▶ [STATED TASK] Copy the data below exactly, omitting any picture it contains.

─── DATASET SECTION

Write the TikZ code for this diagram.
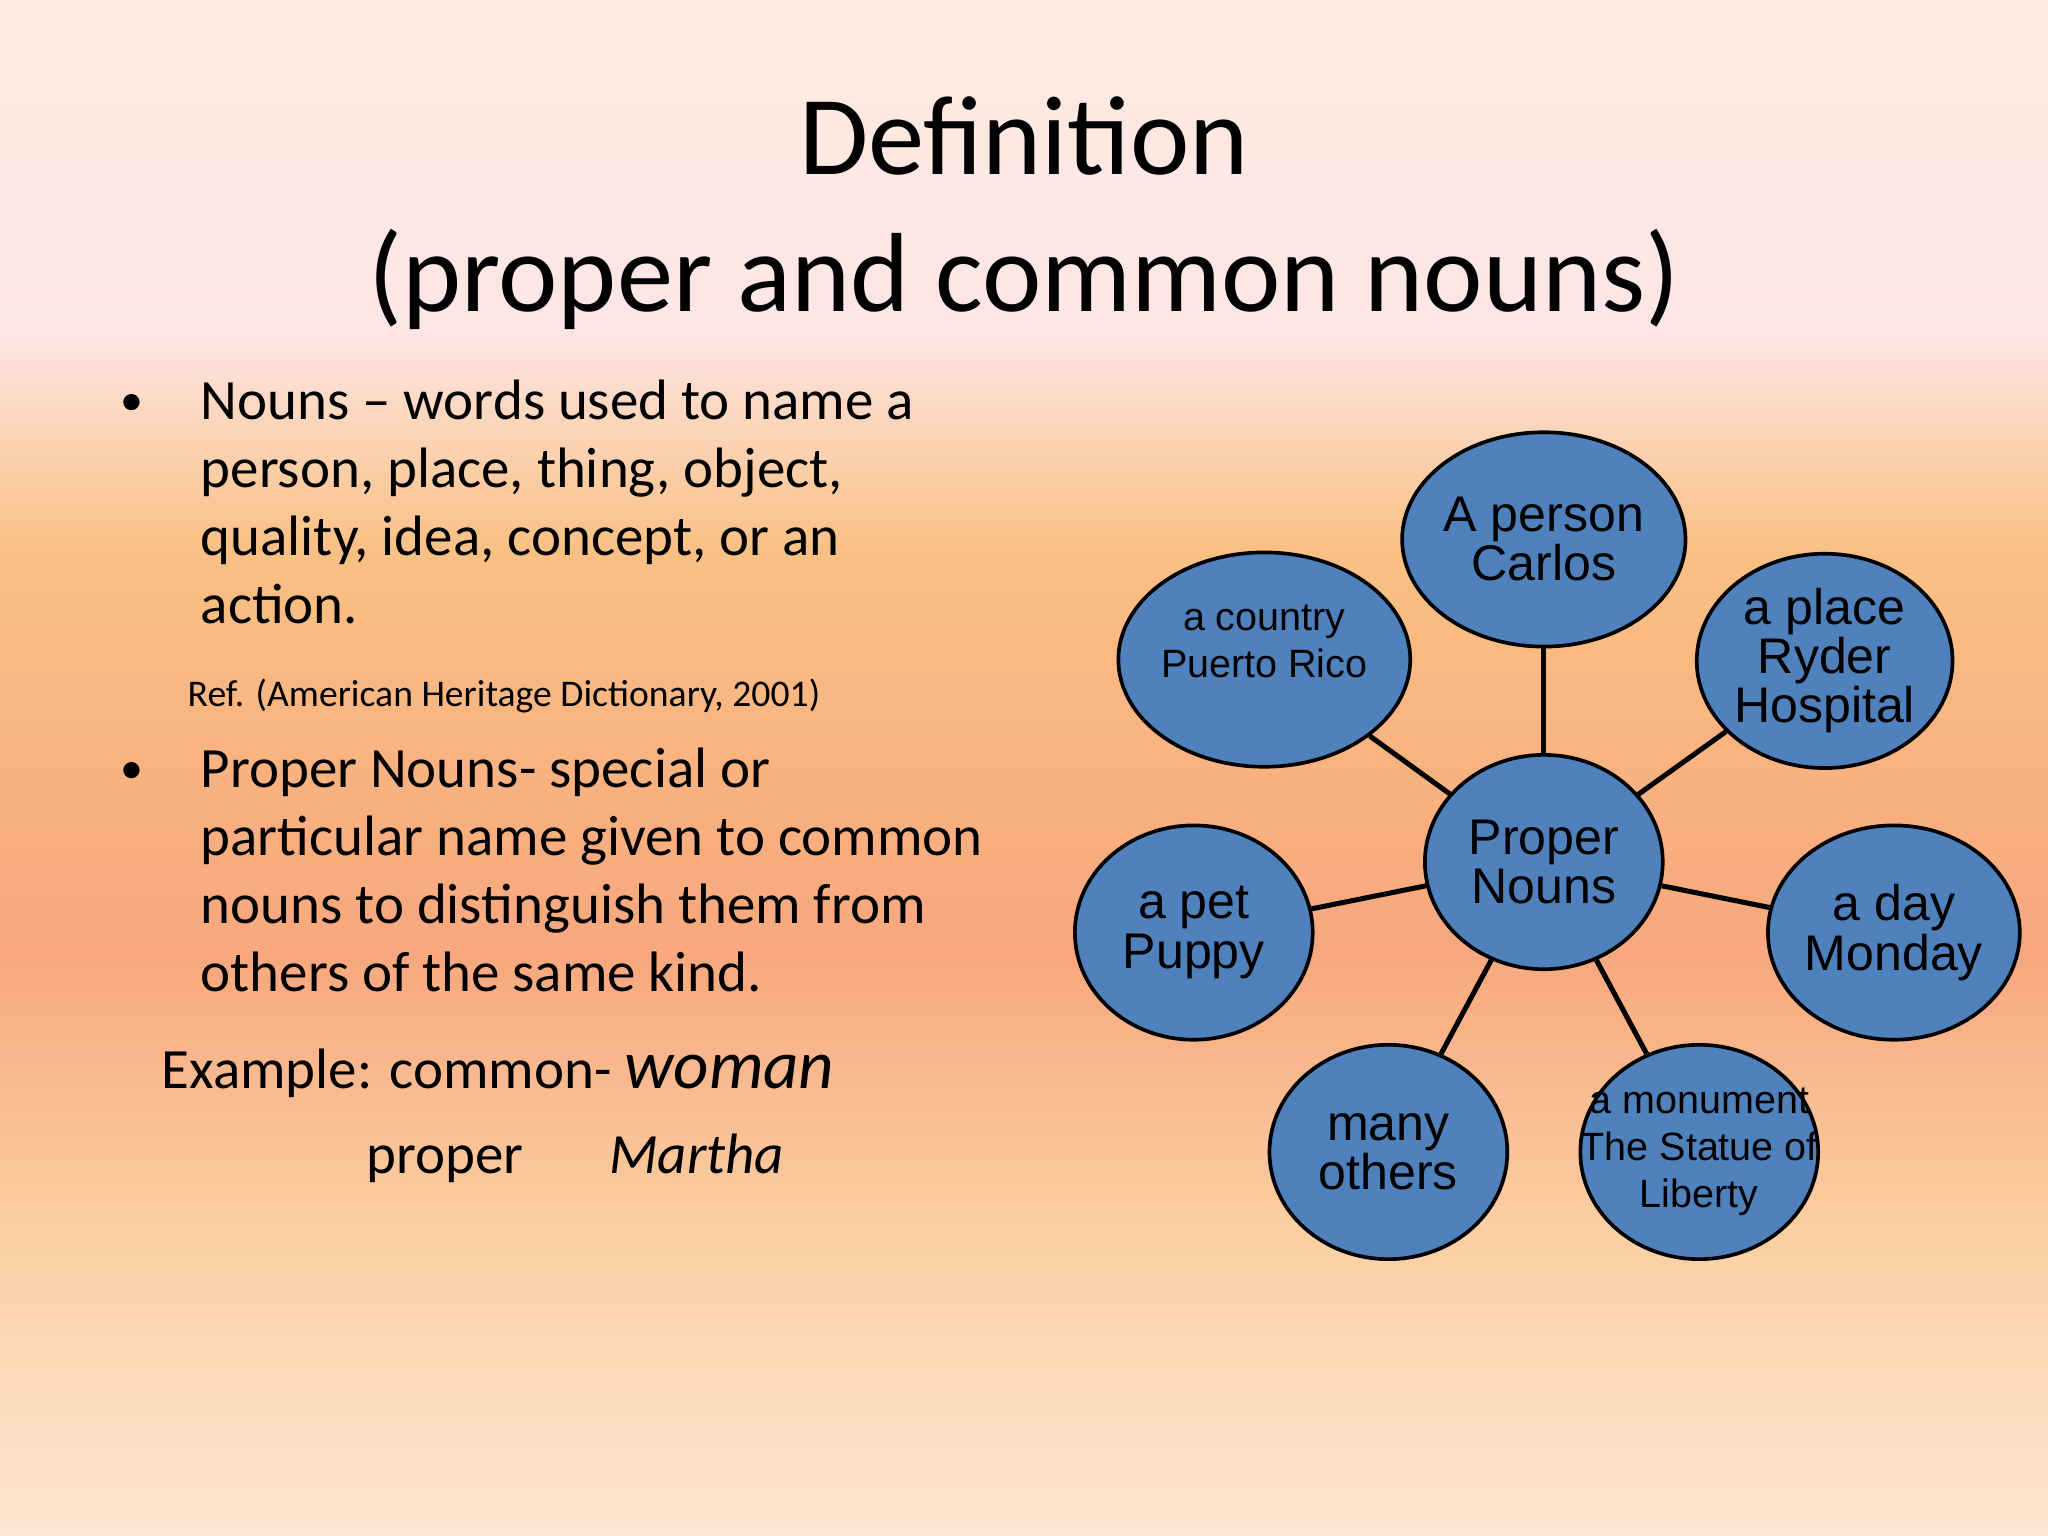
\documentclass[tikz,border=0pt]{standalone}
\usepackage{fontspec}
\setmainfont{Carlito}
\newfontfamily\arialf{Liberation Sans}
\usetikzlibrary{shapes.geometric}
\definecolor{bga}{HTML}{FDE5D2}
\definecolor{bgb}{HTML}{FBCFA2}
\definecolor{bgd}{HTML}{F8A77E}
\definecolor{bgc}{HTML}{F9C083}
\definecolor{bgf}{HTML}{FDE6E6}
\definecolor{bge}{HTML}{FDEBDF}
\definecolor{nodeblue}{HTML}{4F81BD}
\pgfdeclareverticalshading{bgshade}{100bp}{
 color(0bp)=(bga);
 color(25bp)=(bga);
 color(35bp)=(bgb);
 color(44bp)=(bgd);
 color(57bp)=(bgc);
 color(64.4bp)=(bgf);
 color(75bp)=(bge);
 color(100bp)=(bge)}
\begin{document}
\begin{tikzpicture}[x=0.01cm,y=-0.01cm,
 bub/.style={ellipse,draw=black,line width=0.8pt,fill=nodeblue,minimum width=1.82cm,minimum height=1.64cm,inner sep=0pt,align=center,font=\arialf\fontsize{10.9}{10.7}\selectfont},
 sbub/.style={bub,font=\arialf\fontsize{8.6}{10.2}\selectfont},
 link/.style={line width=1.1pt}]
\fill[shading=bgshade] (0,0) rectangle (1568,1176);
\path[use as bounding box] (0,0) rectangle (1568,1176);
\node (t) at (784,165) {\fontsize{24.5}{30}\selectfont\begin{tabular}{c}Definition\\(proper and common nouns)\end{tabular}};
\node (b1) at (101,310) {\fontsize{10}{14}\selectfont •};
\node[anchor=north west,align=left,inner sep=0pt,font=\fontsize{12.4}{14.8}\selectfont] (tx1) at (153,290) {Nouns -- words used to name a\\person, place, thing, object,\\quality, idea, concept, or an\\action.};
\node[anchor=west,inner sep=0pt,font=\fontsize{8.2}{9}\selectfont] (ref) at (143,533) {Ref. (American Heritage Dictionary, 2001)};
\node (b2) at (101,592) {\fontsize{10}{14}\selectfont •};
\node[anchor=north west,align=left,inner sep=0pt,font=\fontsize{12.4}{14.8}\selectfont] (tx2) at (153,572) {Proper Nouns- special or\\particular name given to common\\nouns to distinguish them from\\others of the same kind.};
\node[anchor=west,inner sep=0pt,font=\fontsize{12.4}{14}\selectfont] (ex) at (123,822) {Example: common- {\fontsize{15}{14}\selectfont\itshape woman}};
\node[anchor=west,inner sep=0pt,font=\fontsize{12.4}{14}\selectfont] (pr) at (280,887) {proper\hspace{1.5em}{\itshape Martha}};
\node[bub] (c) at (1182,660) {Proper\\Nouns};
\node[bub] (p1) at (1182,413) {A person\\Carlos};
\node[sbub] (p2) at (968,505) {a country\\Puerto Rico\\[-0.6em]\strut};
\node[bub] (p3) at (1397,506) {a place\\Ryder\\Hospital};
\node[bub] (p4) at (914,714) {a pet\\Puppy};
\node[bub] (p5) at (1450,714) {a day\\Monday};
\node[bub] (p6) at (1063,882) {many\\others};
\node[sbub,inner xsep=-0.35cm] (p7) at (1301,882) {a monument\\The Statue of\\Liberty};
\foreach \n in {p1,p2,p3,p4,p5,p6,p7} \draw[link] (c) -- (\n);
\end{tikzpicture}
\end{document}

──────

▶ [OUTPUT FOR THIS TASK]
Write the TikZ code for this diagram.
\documentclass[tikz,border=0pt]{standalone}
\usepackage{fontspec}
\setmainfont{Carlito}
\newfontfamily\arialf{Liberation Sans}
\usetikzlibrary{shapes.geometric}
\definecolor{bga}{HTML}{FDE5D2}
\definecolor{bgb}{HTML}{FBCFA2}
\definecolor{bgd}{HTML}{F8A77E}
\definecolor{bgc}{HTML}{F9C083}
\definecolor{bgf}{HTML}{FDE6E6}
\definecolor{bge}{HTML}{FDEBDF}
\definecolor{nodeblue}{HTML}{4F81BD}
\pgfdeclareverticalshading{bgshade}{100bp}{
 color(0bp)=(bga);
 color(25bp)=(bga);
 color(35bp)=(bgb);
 color(44bp)=(bgd);
 color(57bp)=(bgc);
 color(64.4bp)=(bgf);
 color(75bp)=(bge);
 color(100bp)=(bge)}
\begin{document}
\begin{tikzpicture}[x=0.01cm,y=-0.01cm,
 bub/.style={ellipse,draw=black,line width=0.8pt,fill=nodeblue,minimum width=1.82cm,minimum height=1.64cm,inner sep=0pt,align=center,font=\arialf\fontsize{10.9}{10.7}\selectfont},
 sbub/.style={bub,font=\arialf\fontsize{8.6}{10.2}\selectfont},
 link/.style={line width=1.1pt}]
\fill[shading=bgshade] (0,0) rectangle (1568,1176);
\path[use as bounding box] (0,0) rectangle (1568,1176);
\node (t) at (784,165) {\fontsize{24.5}{30}\selectfont\begin{tabular}{c}Definition\\(proper and common nouns)\end{tabular}};
\node (b1) at (101,310) {\fontsize{10}{14}\selectfont •};
\node[anchor=north west,align=left,inner sep=0pt,font=\fontsize{12.4}{14.8}\selectfont] (tx1) at (153,290) {Nouns -- words used to name a\\person, place, thing, object,\\quality, idea, concept, or an\\action.};
\node[anchor=west,inner sep=0pt,font=\fontsize{8.2}{9}\selectfont] (ref) at (143,533) {Ref. (American Heritage Dictionary, 2001)};
\node (b2) at (101,592) {\fontsize{10}{14}\selectfont •};
\node[anchor=north west,align=left,inner sep=0pt,font=\fontsize{12.4}{14.8}\selectfont] (tx2) at (153,572) {Proper Nouns- special or\\particular name given to common\\nouns to distinguish them from\\others of the same kind.};
\node[anchor=west,inner sep=0pt,font=\fontsize{12.4}{14}\selectfont] (ex) at (123,822) {Example: common- {\fontsize{15}{14}\selectfont\itshape woman}};
\node[anchor=west,inner sep=0pt,font=\fontsize{12.4}{14}\selectfont] (pr) at (280,887) {proper\hspace{1.5em}{\itshape Martha}};
\node[bub] (c) at (1182,660) {Proper\\Nouns};
\node[bub] (p1) at (1182,413) {A person\\Carlos};
\node[sbub] (p2) at (968,505) {a country\\Puerto Rico\\[-0.6em]\strut};
\node[bub] (p3) at (1397,506) {a place\\Ryder\\Hospital};
\node[bub] (p4) at (914,714) {a pet\\Puppy};
\node[bub] (p5) at (1450,714) {a day\\Monday};
\node[bub] (p6) at (1063,882) {many\\others};
\node[sbub,inner xsep=-0.35cm] (p7) at (1301,882) {a monument\\The Statue of\\Liberty};
\foreach \n in {p1,p2,p3,p4,p5,p6,p7} \draw[link] (c) -- (\n);
\end{tikzpicture}
\end{document}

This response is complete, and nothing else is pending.